Johannes, de Apostel des Heeren, zag een groote schare, in lange witte kleederen, staande voor den troon en voor het Lam, en op de vraag "wie zijn zij, en en vanwaar zijn zij gekomen?" luidde het antwoord : «Deze zijn het, die uit de groote verdrukking komen.» Aan overwinning gaat strijd vooraf, evenals aan de kroon des levens kruis vooraf gaat. Hier wandelen Gods kinderen in ‘t geloof, namaals in aanschouwen!

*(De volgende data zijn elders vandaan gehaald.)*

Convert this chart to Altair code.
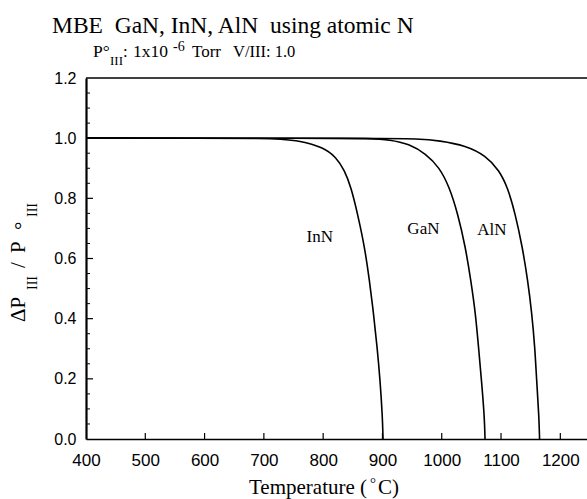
import altair as alt
import pandas as pd

# ---- data ----
inn_t = [400, 600, 700, 727, 760, 800, 822, 836, 847, 858, 870, 878, 885, 891, 896, 900, 901]
inn_r = [1.0, 1.0, 0.999, 0.997, 0.992, 0.970, 0.937, 0.893, 0.837, 0.749, 0.638, 0.528, 0.417, 0.306, 0.196, 0.074, 0.0]
gan_t = [400, 800, 880, 912, 945, 973, 996, 1013, 1027, 1040, 1049, 1057, 1062, 1067, 1072, 1073]
gan_r = [1.0, 1.0, 0.999, 0.995, 0.981, 0.948, 0.903, 0.837, 0.749, 0.638, 0.528, 0.417, 0.306, 0.196, 0.074, 0.0]
aln_t = [400, 900, 960, 996, 1041, 1074, 1097, 1111, 1124, 1136, 1145, 1152, 1157, 1160, 1164, 1165]
aln_r = [1.0, 1.0, 0.998, 0.992, 0.975, 0.942, 0.893, 0.837, 0.749, 0.638, 0.528, 0.417, 0.306, 0.196, 0.074, 0.0]

label_names = ["InN", "GaN", "AlN"]
label_t = [772, 942, 1060]
label_r = [0.654, 0.683, 0.677]

x_ticks = [400, 500, 600, 700, 800, 900, 1000, 1100, 1200]
y_ticks = [0.0, 0.2, 0.4, 0.6, 0.8, 1.0, 1.2]
y_minor = [0.05, 0.1, 0.15, 0.25, 0.3, 0.35, 0.45, 0.5, 0.55, 0.65, 0.7, 0.75,
           0.85, 0.9, 0.95, 1.05, 1.1, 1.15]

W, H = 501, 361
SERIF = "Liberation Serif"
SANS = "Liberation Sans"
NB = "\u00a0"

rows = []
for name, ts, rs in [("InN", inn_t, inn_r), ("GaN", gan_t, gan_r), ("AlN", aln_t, aln_r)]:
    for i, (t, r) in enumerate(zip(ts, rs)):
        rows.append({"series": name, "T": t, "R": r, "i": i})
curves = pd.DataFrame(rows)

xscale = alt.Scale(domain=[400, 1245], nice=False, zero=False)
yscale = alt.Scale(domain=[0, 1.2], nice=False)

xaxis = alt.Axis(values=x_ticks, format="d", ticks=False, grid=False, labelFont=SANS, labelFontSize=17,
                 labelColor="black", labelPadding=13, domainColor="black", domainWidth=1.6,
                 title=None, labelFlush=False)
yaxis = alt.Axis(values=y_ticks, format=".1f", ticks=False, grid=False, labelFont=SANS,
                 labelFontSize=16, labelColor="black", labelPadding=10, domainColor="black",
                 domainWidth=2.2, title=None)

lines = alt.Chart(curves).mark_line(color="black", strokeWidth=1.6, interpolate="basis").encode(
    x=alt.X("T:Q", scale=xscale, axis=xaxis),
    y=alt.Y("R:Q", scale=yscale, axis=yaxis),
    detail="series:N",
    order="i:Q",
)

labels = alt.Chart(pd.DataFrame({"name": label_names, "T": label_t, "R": label_r})).mark_text(
    font=SERIF, fontSize=17, align="left", baseline="alphabetic", color="black"
).encode(x=alt.X("T:Q", scale=xscale), y=alt.Y("R:Q", scale=yscale), text="name:N")

xt = alt.Chart(pd.DataFrame({"T": x_ticks[1:]})).mark_rule(color="black", strokeWidth=1.2).encode(
    x=alt.X("T:Q", scale=xscale), y=alt.value(H), y2=alt.value(H - 6))
yt = alt.Chart(pd.DataFrame({"R": y_ticks[1:-1]})).mark_rule(color="black", strokeWidth=1.2).encode(
    y=alt.Y("R:Q", scale=yscale), x=alt.value(0), x2=alt.value(7))
ym = alt.Chart(pd.DataFrame({"R": y_minor})).mark_rule(color="black", strokeWidth=1).encode(
    y=alt.Y("R:Q", scale=yscale), x=alt.value(0), x2=alt.value(4))
top = alt.Chart(pd.DataFrame({"a": [0]})).mark_rule(color="black", strokeWidth=1.6).encode(
    x=alt.value(0), x2=alt.value(W), y=alt.value(0))

one = pd.DataFrame({"a": [0]})


def txt(text, x, y, size, angle=0, font=SERIF, align="left"):
    kw = dict(text=text, font=font, fontSize=size, align=align, baseline="alphabetic", color="black")
    if angle:
        kw["angle"] = angle
    return alt.Chart(one).mark_text(**kw).encode(x=alt.value(x), y=alt.value(y))


texts = [
    txt(f"MBE{NB}{NB}GaN, InN, AlN{NB}{NB}using atomic N", -34, -45, 23.5),
    txt("P°", 7, -21, 17.5),
    txt("III", 24, -13, 13),
    txt(":", 37, -21, 17),
    txt("1x10", 47, -21, 17.5),
    txt("-6", 87, -27, 14),
    txt("Torr", 106, -21, 17),
    txt("V/III: 1.0", 147, -21, 16.5),
    txt("Temperature (", 163, 416, 21),
    txt("°", 284, 410, 15),
    txt("C)", 292, 416, 21),
    txt("ΔP", -61, 244, 21, angle=270),
    txt("III", -49, 212, 14, angle=270),
    txt("/", -61, 190, 21, angle=270),
    txt("P", -61, 175, 21, angle=270),
    txt("°", -57, 152, 21, angle=270),
    txt("III", -49, 139, 14, angle=270),
]

chart = alt.layer(lines, labels, xt, yt, ym, top, *texts).properties(
    width=W, height=H,
    autosize=alt.AutoSizeParams(type="none"),
    padding={"left": 86, "top": 78, "right": 0, "bottom": 60},
    background="white",
).configure_view(stroke=None)

chart.save("out.html", embed_options={"renderer": "svg", "actions": False})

«Gij, Heer! hebt alles mij verworven,
Toen Ge op het vloekhout zijt gestorven!
Doch schoon ik ‘t al in U bezit,
Vergunt mij, dat ik telkens bid
Om éénen troost in al mijn smarte;
Want nader ligt mij niets aan ‘t harte,
Dan dat ik ‘t heil, door U bereid.
Bezit met zielsverzekerdheid.

Ik weet, het heil ligt in ‘t gelooven;
Maar hoe kom ik den strijd te boven?
O, schrijve Uw Geest in mijn gemoed,
Dat uw verzoenend offerbloed,
- Wat zonde mij nog moog’ bevlekken,
Haar onophoudelijk zal bedekken!
Dat ge altijd weer uw heil’mij biedt.
En niet meer op mijn zonden ziet!»

Dit artikel werd u aangeboden door: De Wekker

Deze tekst is geautomatiseerd gemaakt en kan nog fouten bevatten. Digibron werkt voortdurend aan correctie. Klik voor het origineel door naar de pdf. Voor opmerkingen, vragen, informatie: contact.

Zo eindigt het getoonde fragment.